La ville de Magdebourg fut intégrée au nouveau royaume de Westphalie, formé à partir des territoires de Brunswick et de Hesse-Kassel. Napoléon ayant battu à plate couture l'armée prussienne à Iéna-Auerstedt et occupé la capitale prussienne de Berlin, il n'était pas obligé de traiter la Prusse avec autant d'indulgence qu'il l'avait fait pour la Russie. En effet, il imposa des conditions sévères qui, outre la perte de Magdebourg, comprenaient les éléments suivants:
- La Prusse devait céder toutes ses terres situées à l'ouest de l'Elbe et accepter tous les changements territoriaux convenus dans le premier traité, ce qui signifiait accepter la perte de Dantzig et de tous ses territoires polonais.
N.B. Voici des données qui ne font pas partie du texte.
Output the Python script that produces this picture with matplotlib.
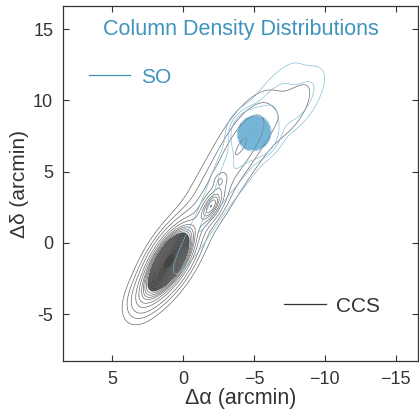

- La reconnaissance par la Prusse de la Confédération du Rhin, ce qui équivalait à accepter l'hégémonie française en Allemagne.
- La Prusse devait conclure une alliance militaire avec la France.
- Les effectifs de l'armée prussienne furent réduits à 42 000 hommes au maximum pour une période de dix ans, et le recrutement de milices supplémentaires fut interdit.
- La Prusse devait adhérer au blocus continental.
- La Prusse devait payer une indemnité de guerre de 140 millions de francs.
D'un trait de plume, la Prusse fut pratiquement réduite à une puissance de second ordre. Son territoire passa de 230 000 km² (89 000 mi²) avant la guerre à un peu plus de 120 000 km² (46 000 mi²); sa population passa de 9,75 millions d'habitants avant la guerre à seulement 4,5 millions d'habitants à l'intérieur des nouvelles frontières de la Prusse. Les termes sévères du traité garantirent à Napoléon la haine durable de la Prusse, mais l'empereur français s'en moquait: tant que son alliance avec la Russie perdurait, les Prussiens ne pouvaient rien faire. En effet, les traités de Tilsit garantissaient que la Prusse ne menacerait plus Napoléon pendant les six années suivantes, jusqu'à la guerre de la Sixième Coalition en 1813.
Importance des traités de Tilsit
Les traités de Tilsit marquèrent sans aucun doute l'apogée du pouvoir de Napoléon. D'après Napoléon lui-même, en regardant sa carrière depuis son exil à Sainte-Hélène, Tilsit avait également marqué la période la plus heureuse de sa vie. "Je venais de surmonter bien des vicissitudes, bien des angoisses", expliquait-il. "Et je me retrouvais victorieux, dictant des lois, ayant des empereurs et des rois qui me faisaient la cour" (Roberts, 460). Cela avait dû être une sacrée expérience pour un homme qui, 15 ans auparavant, était un inconnu corse cherchant à se faire un nom dans l'armée française.
Mais le pouvoir de Napoléon (et son moment de bonheur s'il disait vrai) ne durerait pas longtemps. Quelques mois seulement après Tilsit, Napoléon lança une invasion du Portugal, puis de l'Espagne; la Guerre d'Espagne (1807-1814) qui s'ensuivit priva son empire de troupes dont il avait cruellement besoin et contribua à sa chute. Son alliance avec la Russie ne durerait même pas cinq ans; les relations entre les deux empereurs se détérioreraient, ce qui conduirait à l'invasion malheureuse de la Russie par Napoléon en 1812. La guerre de la Sixième Coalition (1813-1814) qui s'ensuivit vit la Prusse se ranger à nouveau aux côtés des ennemis de Napoléon et aboutit à la première abdication de ce dernier et à son exil à l'île d'Elbe. Si les traités de Tilsit n'ont pas duré, ils n'en restent pas moins un exemple des prouesses politiques de Napoléon, un regard sur le Premier Empire français à son apogée.